### Data
—————

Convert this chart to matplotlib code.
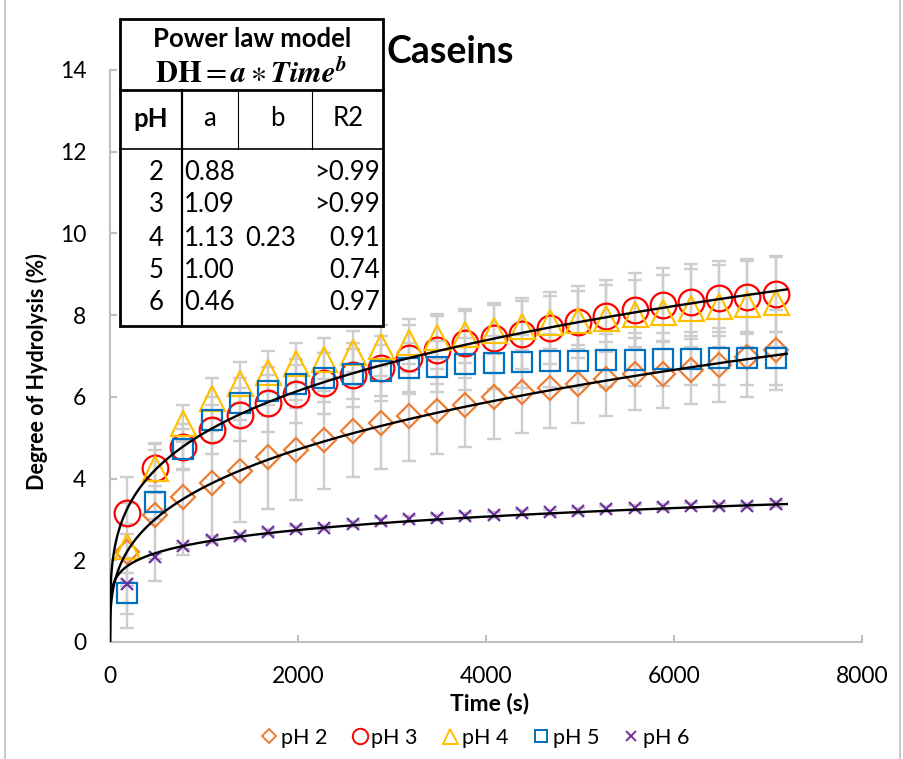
import numpy as np
import matplotlib
matplotlib.use("Agg")
import matplotlib.pyplot as plt
from matplotlib.lines import Line2D
from matplotlib.patches import Rectangle

plt.rcParams['font.family'] = ['Lato', 'DejaVu Sans']

# ---------------- data ----------------
time_s = [180, 480, 780, 1080, 1380, 1680, 1980, 2280, 2580, 2880, 3180, 3480,
          3780, 4080, 4380, 4680, 4980, 5280, 5580, 5880, 6180, 6480, 6780, 7080]

ph2 = [2.20, 3.10, 3.54, 3.88, 4.19, 4.52, 4.70, 4.94, 5.16, 5.37, 5.53, 5.65,
       5.80, 6.00, 6.11, 6.21, 6.31, 6.44, 6.55, 6.55, 6.66, 6.78, 6.98, 7.15]
ph2_err = [1.85, 1.60, 1.40, 1.28, 1.25, 1.27, 1.22, 1.20, 1.13, 1.14, 1.09, 1.04,
           1.02, 1.04, 1.00, 0.96, 0.96, 0.91, 0.88, 0.82, 0.83, 0.91, 0.98, 0.97]

ph3 = [3.15, 4.25, 4.78, 5.19, 5.56, 5.84, 6.07, 6.33, 6.53, 6.70, 6.94, 7.15,
       7.31, 7.44, 7.55, 7.68, 7.84, 7.98, 8.12, 8.25, 8.33, 8.41, 8.45, 8.52]
ph3_err = [0.25, 0.60, 0.55, 0.60, 0.65, 0.70, 0.72, 0.75, 0.78, 0.80, 0.82, 0.84,
           0.85, 0.86, 0.87, 0.88, 0.88, 0.89, 0.90, 0.90, 0.91, 0.92, 0.92, 0.93]

ph4 = [2.35, 4.27, 5.35, 5.96, 6.35, 6.62, 6.83, 6.93, 7.11, 7.25, 7.35, 7.47,
       7.55, 7.64, 7.74, 7.82, 7.88, 7.94, 8.02, 8.08, 8.17, 8.23, 8.27, 8.33]
ph4_err = [0.30, 0.60, 0.45, 0.50, 0.50, 0.50, 0.50, 0.50, 0.50, 0.50, 0.55, 0.55,
           0.55, 0.60, 0.60, 0.65, 0.70, 0.80, 0.85, 0.90, 0.95, 1.00, 1.05, 1.10]

ph5 = [1.19, 3.42, 4.72, 5.44, 5.86, 6.14, 6.32, 6.47, 6.56, 6.64, 6.70, 6.74,
       6.80, 6.84, 6.86, 6.88, 6.88, 6.90, 6.91, 6.92, 6.93, 6.94, 6.94, 6.94]
ph5_err = [0.50, 0.40, 0.50, 0.55, 0.60, 0.60, 0.60, 0.60, 0.62, 0.62, 0.63, 0.63,
           0.64, 0.64, 0.65, 0.65, 0.65, 0.65, 0.65, 0.65, 0.65, 0.65, 0.65, 0.65]

ph6 = [1.42, 2.09, 2.35, 2.50, 2.60, 2.70, 2.77, 2.80, 2.89, 2.97, 3.01, 3.03,
       3.08, 3.11, 3.15, 3.17, 3.21, 3.25, 3.28, 3.31, 3.34, 3.34, 3.34, 3.37]
ph6_err = [0.06, 0.07, 0.07, 0.07, 0.07, 0.07, 0.07, 0.07, 0.07, 0.07, 0.07, 0.07,
           0.07, 0.07, 0.07, 0.07, 0.07, 0.07, 0.07, 0.07, 0.07, 0.07, 0.07, 0.07]

series_labels = ['pH 2', 'pH 3', 'pH 4', 'pH 5', 'pH 6']

# power-law trendlines drawn on the chart (pH 2, pH 3, pH 6)
fit_labels = ['pH 2', 'pH 3', 'pH 6']
fit_a = [0.43, 0.82, 0.794]
fit_b = [0.315, 0.265, 0.163]
fit_tmax = 7200

# table
table_ph = ['2', '3', '4', '5', '6']
table_a = ['0.88', '1.09', '1.13', '1.00', '0.46']
table_b = '0.23'
table_r2 = ['>0.99', '>0.99', '0.91', '0.74', '0.97']

# ---------------- figure ----------------
W, H = 904, 759
fig = plt.figure(figsize=(W / 100, H / 100), dpi=100)

def fx(x):
    return x / W

def fy(y):
    return 1 - y / H

ax = fig.add_axes([fx(110), fy(642), fx(862) - fx(110), fy(70) - fy(642)])

styles = {
    'pH 2': dict(marker='D', color='#ED7D31', ms=12.0),
    'pH 3': dict(marker='o', color='#FF0000', ms=18.5),
    'pH 4': dict(marker='^', color='#FFC000', ms=18.0),
    'pH 5': dict(marker='s', color='#0070C0', ms=15.0),
    'pH 6': dict(marker='x', color='#7030A0', ms=9.0),
}
values = [ph2, ph3, ph4, ph5, ph6]
errs = [ph2_err, ph3_err, ph4_err, ph5_err, ph6_err]

err_col = '#cdcdcd'
for lab, v, e in zip(series_labels, values, errs):
    ax.errorbar(time_s, v, yerr=e, fmt='none', ecolor=err_col, elinewidth=1.7,
                capsize=5, capthick=1.7, zorder=1)

handles = []
for lab, v in zip(series_labels, values):
    st = styles[lab]
    ax.plot(time_s, v, linestyle='none', marker=st['marker'], ms=st['ms'],
            markerfacecolor='none', markeredgecolor=st['color'],
            markeredgewidth=1.6, zorder=3)
    handles.append(Line2D([], [], linestyle='none', marker=st['marker'],
                          ms=st['ms'] * (0.6 if st['marker'] != 'x' else 0.8),
                          markerfacecolor='none', markeredgecolor=st['color'],
                          markeredgewidth=1.4, label=lab))

t = np.linspace(0, fit_tmax, 3000)
for a, b in zip(fit_a, fit_b):
    ax.plot(t, a * t ** b, color='black', lw=1.7, zorder=4)

ax.set_xlim(0, 8000)
ax.set_ylim(0, 14)
ax.set_xticks([0, 2000, 4000, 6000, 8000])
ax.set_yticks([0, 2, 4, 6, 8, 10, 12, 14])
for s in ['top', 'right']:
    ax.spines[s].set_visible(False)
for s in ['left', 'bottom']:
    ax.spines[s].set_color('#bfbfbf')
    ax.spines[s].set_linewidth(1.5)
ax.tick_params(axis='both', direction='in', length=5, width=1.5, color='#bfbfbf',
               labelsize=16.5)
ax.tick_params(axis='y', pad=17)
ax.tick_params(axis='x', pad=17)

fig.text(fx(490), fy(703), 'Time (s)', ha='center', va='center', fontsize=16.5,
         fontweight='bold')
fig.text(fx(37), fy(372), 'Degree of Hydrolysis (%)', ha='center', va='center',
         fontsize=15.5, fontweight='bold', rotation=90)
fig.text(fx(387), fy(52), 'Caseins', ha='left', va='center', fontsize=27,
         fontweight='bold')

fig.legend(handles=handles, loc='center', bbox_to_anchor=(fx(474), fy(738)),
           ncol=5, frameon=False, fontsize=15.5, handletextpad=0.05,
           columnspacing=1.0, handlelength=1.0)

# chart border (left / right)
fig.add_artist(Line2D([fx(5), fx(5)], [0, 1], color='#bfbfbf', lw=1.2))
fig.add_artist(Line2D([fx(900), fx(900)], [0, 1], color='#bfbfbf', lw=1.2))

# ---------------- table ----------------
tl, tr, tt, tb = 120, 383, 19, 326

def hline(y, x0, x1, lw):
    fig.add_artist(Line2D([fx(x0), fx(x1)], [fy(y), fy(y)], color='black', lw=lw,
                          zorder=7))

def vline(x, y0, y1, lw):
    fig.add_artist(Line2D([fx(x), fx(x)], [fy(y0), fy(y1)], color='black', lw=lw,
                          zorder=7))

fig.add_artist(Rectangle((fx(tl), fy(tb)), fx(tr) - fx(tl), fy(tt) - fy(tb),
                         facecolor='white', edgecolor='black', lw=2.0, zorder=5))
hline(90, tl, tr, 2.0)
hline(149, tl, tr, 1.2)
vline(182, 90, tb, 1.6)
vline(238, 90, 149, 0.8)
vline(312, 90, 149, 0.8)

tfs = 18.5
fig.text(fx(252), fy(39), 'Power law model', ha='center', va='center',
         fontsize=tfs, fontweight='bold', zorder=6)
fig.text(fx(251), fy(73), r'$\mathbf{DH} = \mathbfit{a} \ast \mathbfit{Time}^{\mathbfit{b}}$',
         ha='center', va='center', fontsize=22, math_fontfamily='stix', zorder=6)
fig.text(fx(151), fy(119), 'pH', ha='center', va='center', fontsize=tfs,
         fontweight='bold', zorder=6)
fig.text(fx(210), fy(119), 'a', ha='center', va='center', fontsize=tfs, zorder=6)
fig.text(fx(277), fy(119), 'b', ha='center', va='center', fontsize=tfs, zorder=6)
fig.text(fx(348), fy(119), 'R2', ha='center', va='center', fontsize=tfs, zorder=6)

row_y = [172, 205, 238, 271, 303]
for i, yy in enumerate(row_y):
    fig.text(fx(156), fy(yy), table_ph[i], ha='center', va='center', fontsize=tfs, zorder=6)
    fig.text(fx(184), fy(yy), table_a[i], ha='left', va='center', fontsize=tfs, zorder=6)
    fig.text(fx(380), fy(yy), table_r2[i], ha='right', va='center', fontsize=tfs, zorder=6)
fig.text(fx(271), fy(row_y[2]), table_b, ha='center', va='center', fontsize=tfs, zorder=6)

fig.savefig('out.png', dpi=100)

—————

### Exercise requirements
Repeat the lines above, starting at the first and stopping after the line that holds "from matplotlib.patches import Rectangle", with the pictures left out.

### The reply
Convert this chart to matplotlib code.
import numpy as np
import matplotlib
matplotlib.use("Agg")
import matplotlib.pyplot as plt
from matplotlib.lines import Line2D
from matplotlib.patches import Rectangle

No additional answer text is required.